Task | Report back each line of the records that contains the string "this".

A block of data
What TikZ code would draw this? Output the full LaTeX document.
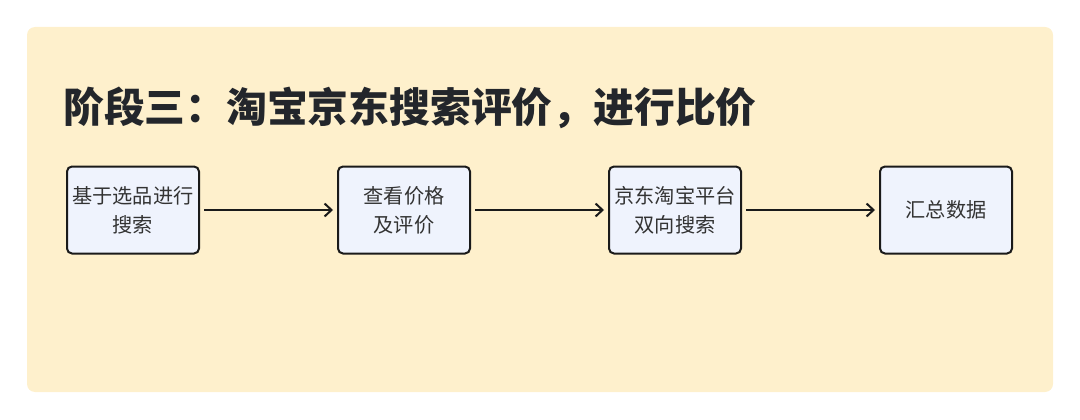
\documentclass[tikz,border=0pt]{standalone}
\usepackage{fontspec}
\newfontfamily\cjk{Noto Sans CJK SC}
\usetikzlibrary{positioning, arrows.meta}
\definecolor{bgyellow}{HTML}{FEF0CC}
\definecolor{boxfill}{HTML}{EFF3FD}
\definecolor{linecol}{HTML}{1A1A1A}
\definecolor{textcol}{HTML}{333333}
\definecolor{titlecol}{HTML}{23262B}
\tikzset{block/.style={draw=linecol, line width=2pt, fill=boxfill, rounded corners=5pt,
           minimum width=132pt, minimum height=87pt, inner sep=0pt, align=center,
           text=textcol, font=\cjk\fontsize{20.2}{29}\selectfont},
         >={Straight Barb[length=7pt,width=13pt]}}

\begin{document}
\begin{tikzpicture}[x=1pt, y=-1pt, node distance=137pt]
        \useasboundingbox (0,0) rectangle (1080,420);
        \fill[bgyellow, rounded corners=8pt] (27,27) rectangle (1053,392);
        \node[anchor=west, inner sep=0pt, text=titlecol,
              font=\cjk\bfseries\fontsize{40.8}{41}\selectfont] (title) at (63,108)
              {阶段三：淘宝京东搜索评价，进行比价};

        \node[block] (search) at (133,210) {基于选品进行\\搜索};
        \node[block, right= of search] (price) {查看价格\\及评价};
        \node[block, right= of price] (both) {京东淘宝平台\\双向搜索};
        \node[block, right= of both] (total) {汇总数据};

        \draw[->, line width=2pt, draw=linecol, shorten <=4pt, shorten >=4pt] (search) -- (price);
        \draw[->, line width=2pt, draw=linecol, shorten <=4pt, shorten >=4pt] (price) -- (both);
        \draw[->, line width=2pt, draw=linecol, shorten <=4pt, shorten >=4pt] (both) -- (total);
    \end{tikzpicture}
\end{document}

--

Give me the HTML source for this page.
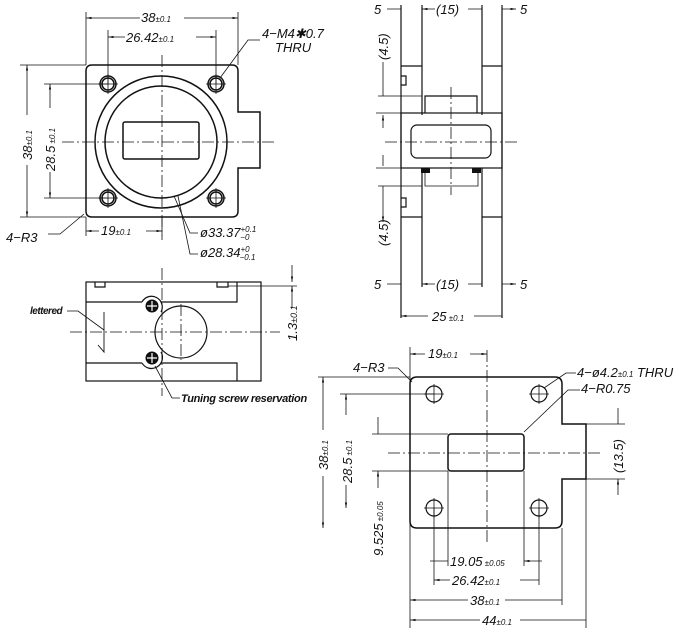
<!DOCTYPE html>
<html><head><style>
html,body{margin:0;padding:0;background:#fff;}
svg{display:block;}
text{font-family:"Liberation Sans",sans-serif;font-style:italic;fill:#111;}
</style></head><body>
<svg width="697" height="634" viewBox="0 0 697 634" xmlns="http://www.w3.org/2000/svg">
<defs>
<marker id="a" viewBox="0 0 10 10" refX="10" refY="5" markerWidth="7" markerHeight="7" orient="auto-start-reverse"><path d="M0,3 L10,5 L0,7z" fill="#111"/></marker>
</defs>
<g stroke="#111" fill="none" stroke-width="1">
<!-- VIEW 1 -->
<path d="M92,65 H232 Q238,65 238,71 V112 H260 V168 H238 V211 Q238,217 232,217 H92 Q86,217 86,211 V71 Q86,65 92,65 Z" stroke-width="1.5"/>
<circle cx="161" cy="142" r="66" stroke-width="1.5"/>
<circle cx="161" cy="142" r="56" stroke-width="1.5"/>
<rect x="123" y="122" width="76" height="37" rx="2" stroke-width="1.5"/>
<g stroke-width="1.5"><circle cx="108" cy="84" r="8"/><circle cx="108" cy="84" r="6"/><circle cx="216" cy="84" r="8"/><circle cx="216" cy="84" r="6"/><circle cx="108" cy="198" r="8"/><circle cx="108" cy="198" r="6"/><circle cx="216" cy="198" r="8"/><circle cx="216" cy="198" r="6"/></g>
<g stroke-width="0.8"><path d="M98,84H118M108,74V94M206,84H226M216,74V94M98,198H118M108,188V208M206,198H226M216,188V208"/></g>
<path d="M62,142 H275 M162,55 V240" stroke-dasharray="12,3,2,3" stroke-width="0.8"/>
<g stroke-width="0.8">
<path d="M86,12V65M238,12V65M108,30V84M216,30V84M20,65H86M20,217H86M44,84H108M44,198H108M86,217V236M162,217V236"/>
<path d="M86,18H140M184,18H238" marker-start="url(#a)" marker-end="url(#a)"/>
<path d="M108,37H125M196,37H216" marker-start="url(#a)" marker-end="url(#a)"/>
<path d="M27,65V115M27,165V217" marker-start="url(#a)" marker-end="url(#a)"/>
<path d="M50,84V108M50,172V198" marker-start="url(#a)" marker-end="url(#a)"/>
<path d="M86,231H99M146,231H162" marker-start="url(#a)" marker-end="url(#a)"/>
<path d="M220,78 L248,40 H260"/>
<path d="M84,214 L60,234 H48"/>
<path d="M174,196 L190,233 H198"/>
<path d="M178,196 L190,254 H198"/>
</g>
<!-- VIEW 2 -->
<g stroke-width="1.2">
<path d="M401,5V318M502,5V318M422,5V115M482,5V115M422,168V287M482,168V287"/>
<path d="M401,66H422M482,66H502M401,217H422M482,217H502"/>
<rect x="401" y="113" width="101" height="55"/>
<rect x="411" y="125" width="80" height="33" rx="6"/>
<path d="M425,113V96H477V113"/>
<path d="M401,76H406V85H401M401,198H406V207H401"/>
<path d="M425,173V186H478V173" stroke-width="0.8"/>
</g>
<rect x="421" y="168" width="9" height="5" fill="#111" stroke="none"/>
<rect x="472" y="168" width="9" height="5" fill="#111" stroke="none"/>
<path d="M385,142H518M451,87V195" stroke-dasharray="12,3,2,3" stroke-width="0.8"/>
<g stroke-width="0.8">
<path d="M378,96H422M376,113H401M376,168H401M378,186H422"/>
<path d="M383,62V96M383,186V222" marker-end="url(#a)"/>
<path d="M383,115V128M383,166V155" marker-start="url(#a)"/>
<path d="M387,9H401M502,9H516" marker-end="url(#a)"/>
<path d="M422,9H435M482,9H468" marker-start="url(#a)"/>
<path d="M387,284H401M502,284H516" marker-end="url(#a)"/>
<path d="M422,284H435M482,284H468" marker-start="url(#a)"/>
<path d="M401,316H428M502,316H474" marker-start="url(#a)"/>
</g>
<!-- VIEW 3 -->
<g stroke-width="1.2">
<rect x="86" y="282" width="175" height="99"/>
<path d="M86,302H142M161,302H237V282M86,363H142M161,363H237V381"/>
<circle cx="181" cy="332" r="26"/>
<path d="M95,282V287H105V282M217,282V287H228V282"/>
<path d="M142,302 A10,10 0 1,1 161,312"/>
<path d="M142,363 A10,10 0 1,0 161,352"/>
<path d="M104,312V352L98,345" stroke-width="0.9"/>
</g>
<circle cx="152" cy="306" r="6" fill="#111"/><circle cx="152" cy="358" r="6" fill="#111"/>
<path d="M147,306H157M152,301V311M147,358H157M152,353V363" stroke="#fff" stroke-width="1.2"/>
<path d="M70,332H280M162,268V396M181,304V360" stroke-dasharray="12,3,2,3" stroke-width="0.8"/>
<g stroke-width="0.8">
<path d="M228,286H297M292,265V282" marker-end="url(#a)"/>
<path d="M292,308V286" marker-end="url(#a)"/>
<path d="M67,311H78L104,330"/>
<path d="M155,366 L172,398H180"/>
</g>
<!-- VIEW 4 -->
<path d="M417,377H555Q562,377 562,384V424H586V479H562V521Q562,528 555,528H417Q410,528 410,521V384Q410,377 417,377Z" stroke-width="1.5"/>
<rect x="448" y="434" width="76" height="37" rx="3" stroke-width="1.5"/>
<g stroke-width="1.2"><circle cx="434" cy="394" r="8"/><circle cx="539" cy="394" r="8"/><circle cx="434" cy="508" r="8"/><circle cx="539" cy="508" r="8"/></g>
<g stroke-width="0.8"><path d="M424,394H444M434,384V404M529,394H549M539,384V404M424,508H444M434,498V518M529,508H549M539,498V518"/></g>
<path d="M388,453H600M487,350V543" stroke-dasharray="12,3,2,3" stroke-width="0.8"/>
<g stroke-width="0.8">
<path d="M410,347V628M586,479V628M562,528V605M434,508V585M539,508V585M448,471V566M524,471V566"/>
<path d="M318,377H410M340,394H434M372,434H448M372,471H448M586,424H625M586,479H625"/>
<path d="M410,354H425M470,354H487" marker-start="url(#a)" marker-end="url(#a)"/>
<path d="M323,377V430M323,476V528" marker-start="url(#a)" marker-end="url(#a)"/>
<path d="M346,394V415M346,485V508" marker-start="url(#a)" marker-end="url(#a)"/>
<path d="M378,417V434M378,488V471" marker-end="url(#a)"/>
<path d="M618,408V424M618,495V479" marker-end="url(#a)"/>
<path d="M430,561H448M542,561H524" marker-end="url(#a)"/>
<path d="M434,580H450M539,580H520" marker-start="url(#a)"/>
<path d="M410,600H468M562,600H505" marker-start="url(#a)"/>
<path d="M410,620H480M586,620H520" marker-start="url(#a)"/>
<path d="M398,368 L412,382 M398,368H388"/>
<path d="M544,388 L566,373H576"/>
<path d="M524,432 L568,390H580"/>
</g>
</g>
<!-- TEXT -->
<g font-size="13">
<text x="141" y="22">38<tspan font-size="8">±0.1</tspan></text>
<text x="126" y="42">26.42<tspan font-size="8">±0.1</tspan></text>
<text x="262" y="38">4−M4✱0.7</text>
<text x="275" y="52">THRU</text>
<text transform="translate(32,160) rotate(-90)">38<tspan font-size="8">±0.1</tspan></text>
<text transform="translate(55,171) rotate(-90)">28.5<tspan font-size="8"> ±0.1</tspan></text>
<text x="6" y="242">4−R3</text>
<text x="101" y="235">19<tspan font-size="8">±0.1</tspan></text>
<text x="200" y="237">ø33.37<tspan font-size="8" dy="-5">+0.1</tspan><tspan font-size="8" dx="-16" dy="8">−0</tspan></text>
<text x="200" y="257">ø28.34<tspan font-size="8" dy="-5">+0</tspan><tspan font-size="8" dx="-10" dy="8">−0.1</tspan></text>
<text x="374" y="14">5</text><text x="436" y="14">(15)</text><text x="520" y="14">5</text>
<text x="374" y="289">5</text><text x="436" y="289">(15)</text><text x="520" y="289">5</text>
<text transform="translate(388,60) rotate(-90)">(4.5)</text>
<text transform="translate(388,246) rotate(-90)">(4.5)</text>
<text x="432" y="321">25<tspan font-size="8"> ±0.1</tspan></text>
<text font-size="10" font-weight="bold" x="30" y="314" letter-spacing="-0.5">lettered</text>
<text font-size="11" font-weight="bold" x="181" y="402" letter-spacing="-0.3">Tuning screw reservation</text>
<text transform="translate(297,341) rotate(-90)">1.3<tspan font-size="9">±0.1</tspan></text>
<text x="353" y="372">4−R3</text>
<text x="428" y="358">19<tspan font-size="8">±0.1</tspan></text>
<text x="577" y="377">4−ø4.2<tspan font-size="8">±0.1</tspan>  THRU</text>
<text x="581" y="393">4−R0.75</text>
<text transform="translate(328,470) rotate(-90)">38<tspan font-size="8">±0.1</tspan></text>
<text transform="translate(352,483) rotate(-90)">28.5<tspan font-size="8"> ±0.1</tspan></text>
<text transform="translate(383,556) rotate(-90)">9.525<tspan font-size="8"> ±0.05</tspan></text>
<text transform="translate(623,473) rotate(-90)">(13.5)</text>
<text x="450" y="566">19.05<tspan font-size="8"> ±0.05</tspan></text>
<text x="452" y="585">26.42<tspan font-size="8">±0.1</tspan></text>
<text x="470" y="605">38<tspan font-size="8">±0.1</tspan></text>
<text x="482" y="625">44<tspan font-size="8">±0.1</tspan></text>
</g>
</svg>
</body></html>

Result |
What TikZ code would draw this? Output the full LaTeX document.
Give me the HTML source for this page.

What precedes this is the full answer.